Anchor makes the difference
Retail execs say nothing helps a shopping center more than a major anchor, or destination, that draws traffic and lifts up other stores.
Darrenkamp’s could be a textbook example of that, ROCK Commercial Real Estate’s Ben Chiaro said.
“We knew that having the anchor in there would make the difference,” he said, estimating that vacant space has dropped from 80,000 square feet to less than 10,000 square feet now, or two small vacancies, one of which could soon be filled.
Darrenkamp’s “started the domino effect of filling all of the other vacancies at the center,” added Chiaro, brokerage adviser for York-based ROCK and the exclusive leasing agent for Newberry Commons.
Chiaro recently completed deals with: Select Physical Therapy for a new physical therapy practice; a relocation and expansion of H&R Block from elsewhere in the center; the purchase of a single-acre outparcel that will be developed for Fresenius Medical Care, which plans to begin construction of an 8,000-square-foot medical center in coming weeks; and an expansion of Rite Aid corporate offices in the shopping center.
Several shoppers and store officials expressed concern about what might happen if the Rite Aid office closes as a result of the company’s pending merger with Walgreens Boots Alliance Inc., but others said it might create an opening for a large retailer that could complement existing stores.
Darrenkamp’s provides the necessary anchor traffic, Chiaro said, and another recent addition, Valley Green Beverage, which moved in four months after Darrenkamp’s, also has become a hub for traffic.
“There has been a lot of interest and change in this center,” said Heather Kreiger, ROCK’s director of research and marketing. “Since Darrenkamp’s opened, we have signed seven new deals, with new and continued interest.”
Over lunch at the Subway this month, Paul Spittler of York Haven noticed that the center seems busier these days.
“I’ve been coming here for years, and it has definitely picked up,” said Spittler, a retiree of the New Cumberland Army Depot. “They have been filling in the open stores, and on weekends it’s busy with the church,” Capital Area Christian.
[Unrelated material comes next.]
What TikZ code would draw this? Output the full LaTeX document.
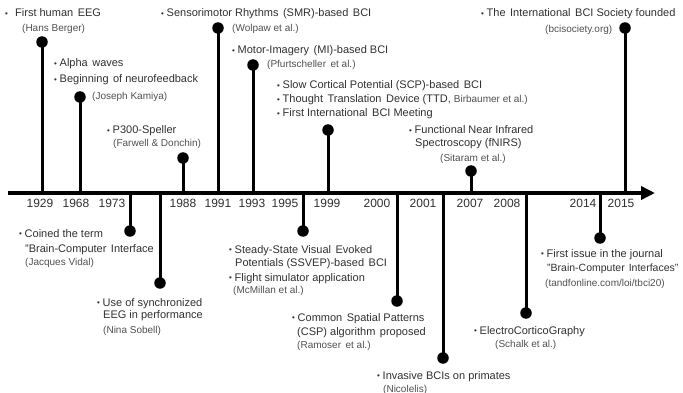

Bill Brownstein, owner of the UPS Store in Newberry Commons, has seen the center change in his 15 years working there.
And while his store was doing well before the Darrenkamp’s moved in, he agreed that the new grocery store has helped the center overall: “It’s a win-win for the shopping center.”
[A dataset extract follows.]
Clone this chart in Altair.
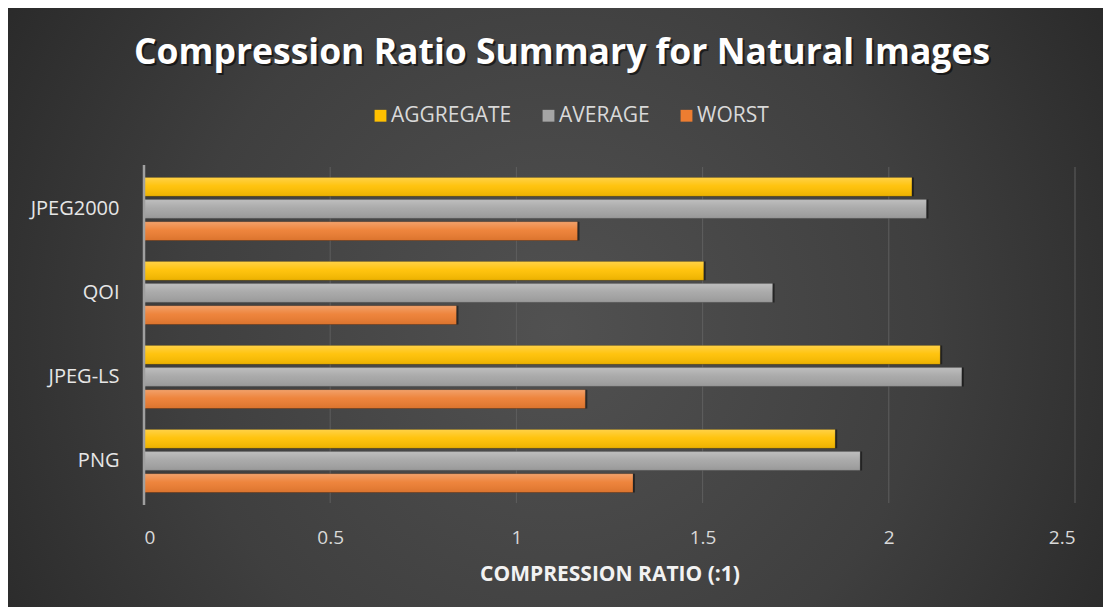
import altair as alt
import pandas as pd

categories = ["JPEG2000", "QOI", "JPEG-LS", "PNG"]
series = ["AGGREGATE", "AVERAGE", "WORST"]
aggregate = [2.062, 1.503, 2.138, 1.856]
average = [2.101, 1.688, 2.196, 1.923]
worst = [1.164, 0.839, 1.185, 1.313]
series_colors = ["#FFC000", "#A5A5A5", "#ED7D31"]
x_ticks = [0, 0.5, 1, 1.5, 2, 2.5]
title_text = "Compression Ratio Summary for Natural Images"
x_title = "COMPRESSION RATIO (:1)"

rows = []
for i, c in enumerate(categories):
    for s, vals in zip(series, [aggregate, average, worst]):
        rows.append({"codec": c, "series": s, "ratio": vals[i]})
df = pd.DataFrame(rows)

W, H = 931, 336
PL, PT = 136, 159
PR = 1095 - PL - W
PB = 599 - PT - H

x_scale = alt.Scale(domain=[0, 2.5], nice=False, zero=True)

base = alt.Chart(df)

x_enc = alt.X("ratio:Q", scale=x_scale,
              axis=alt.Axis(values=x_ticks, title=x_title, grid=False, domain=False,
                            ticks=False, labelPadding=25, labelFontSize=19,
                            labelColor="#d9d9d9", labelFont="Open Sans",
                            titleFont="Open Sans", titleFontSize=21, titleFontWeight="bold",
                            titleColor="#f2f2f2", titlePadding=16, zindex=1,
                            labelExpr="datum.value"))
y_enc = alt.Y("codec:N", sort=categories,
              scale=alt.Scale(paddingInner=0.25, paddingOuter=0.125),
              axis=alt.Axis(title=None, ticks=False, labelPadding=25, labelFontSize=20,
                            labelColor="#e6e6e6", labelFont="Open Sans",
                            domain=False, grid=False, zindex=1))
yoff_enc = alt.YOffset("series:N", sort=series,
                       scale=alt.Scale(paddingInner=0.15, paddingOuter=0.0))

bg = alt.Chart(alt.Data(values=[{}])).mark_rect(
    color={"gradient": "radial", "x1": 0.5, "y1": 0.52, "r1": 0.0,
           "x2": 0.5, "y2": 0.52, "r2": 0.62,
           "stops": [{"offset": 0, "color": "#515151"},
                     {"offset": 0.55, "color": "#3f3f3f"},
                     {"offset": 1, "color": "#272727"}]}
).encode(x=alt.value(-PL), x2=alt.value(W + PR), y=alt.value(-PT), y2=alt.value(H + PB))

grid_df = pd.DataFrame({"v": x_ticks[1:]})
grid = alt.Chart(grid_df).mark_rule(color="#5e5e5e", strokeWidth=1).encode(
    x=alt.X("v:Q", scale=x_scale), y=alt.value(0), y2=alt.value(H))

shadow = base.mark_bar(color="#000000", opacity=0.45, xOffset=2, yOffset=3).encode(
    x=x_enc, y=y_enc, yOffset=yoff_enc)

bars = base.mark_bar(stroke="#000000", strokeOpacity=0.25, strokeWidth=0.6).encode(
    x=x_enc, y=y_enc, yOffset=yoff_enc,
    color=alt.Color("series:N", sort=series,
                    scale=alt.Scale(domain=series, range=series_colors),
                    legend=alt.Legend(title=None, orient="none", direction="horizontal",
                                      legendX=226, legendY=-62, symbolType="square",
                                      symbolSize=140, symbolStrokeWidth=0,
                                      labelFont="Open Sans", labelFontSize=21,
                                      labelColor="#d9d9d9", columnPadding=26,
                                      labelOffset=0)))

shine = base.mark_bar(
    color={"gradient": "linear", "x1": 0, "y1": 0, "x2": 0, "y2": 1,
           "stops": [{"offset": 0, "color": "rgba(255,255,255,0.28)"},
                     {"offset": 0.45, "color": "rgba(255,255,255,0.06)"},
                     {"offset": 1, "color": "rgba(0,0,0,0.08)"}]}
).encode(x=x_enc, y=y_enc, yOffset=yoff_enc)

zero_df = pd.DataFrame({"v": [0]})
zero_line = alt.Chart(zero_df).mark_rule(color="#a0a0a0", strokeWidth=2.5).encode(
    x=alt.X("v:Q", scale=x_scale), y=alt.value(-2), y2=alt.value(H + 2))

title_df = alt.Data(values=[{"t": title_text}])
TY = 64 - (8 + PT)
TX = 562 - (8 + PL)
title_shadow = alt.Chart(title_df).mark_text(
    font="Open Sans", fontSize=35.5, fontWeight="bold", color="#000000", opacity=0.55,
    align="center", baseline="alphabetic", dx=2, dy=2
).encode(text="t:N", x=alt.value(TX), y=alt.value(TY))
title_mark = alt.Chart(title_df).mark_text(
    font="Open Sans", fontSize=35.5, fontWeight="bold", color="#ffffff",
    align="center", baseline="alphabetic"
).encode(text="t:N", x=alt.value(TX), y=alt.value(TY))

chart = alt.layer(bg, grid, shadow, bars, shine, zero_line, title_shadow, title_mark).properties(
    width=W, height=H,
    autosize=alt.AutoSizeParams(type="none"),
    padding={"left": PL, "top": PT, "right": PR, "bottom": PB},
    background="#2e2e2e",
).configure_view(stroke=None)

chart.save("out.html", embed_options={"renderer": "svg", "actions": False})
Valley Green Beverage’s manager, Ryan Stough, said he wouldn’t mind seeing a few other retailers move in, like a chain restaurant, maybe a Chili’s.
Northern market growing
Ryan Darrenkamp, 32, is the fourth generation of his family’s grocery business. He has spent time in virtually every department at the Darrenkamp’s stores, including its original location (now closed) on Union Street in Lancaster’s Cabbage Hill area.
Darrenkamp’s also has stores in Willow Street, Mount Joy and Elizabethtown, and while the Newberry Commons store is the regional chain’s smallest, it also may be the most open, with a high ceiling and what Ryan Darrenkamp called an “open footprint” that is particularly inviting to first-time visitors.
“We had been considering growth, and the landlord there reached out to us,” Darrenkamp said. Newberry Commons is owned by Newberry Commons Limited Partnership.
The northern York County area around Newberry Commons is growing. It’s above the median income for York County, and can offer 40,000 people within a five-mile radius, ROCK’s Chiaro said.
“There does seem to be residential growth in that area, and it’s really appealing to what you might call a ‘split market,’ where one person might work in York and one in Harrisburg,” Chiaro said. “And with all of the industrial growth that’s now taking place along the 83 corridor, we feel that will continue to spark housing growth in the future.”
Ryan Darrenkamp sees the need.
“In an eight-mile circle around the store, you see one Giant and a Walmart, and that’s about it. So I think there is a need here. Our biggest struggle has just been getting the word out that we’re here, where we are and who we are,” he said. “And, as we continue to perform well, word of mouth is spreading, and people are starting to check us out.”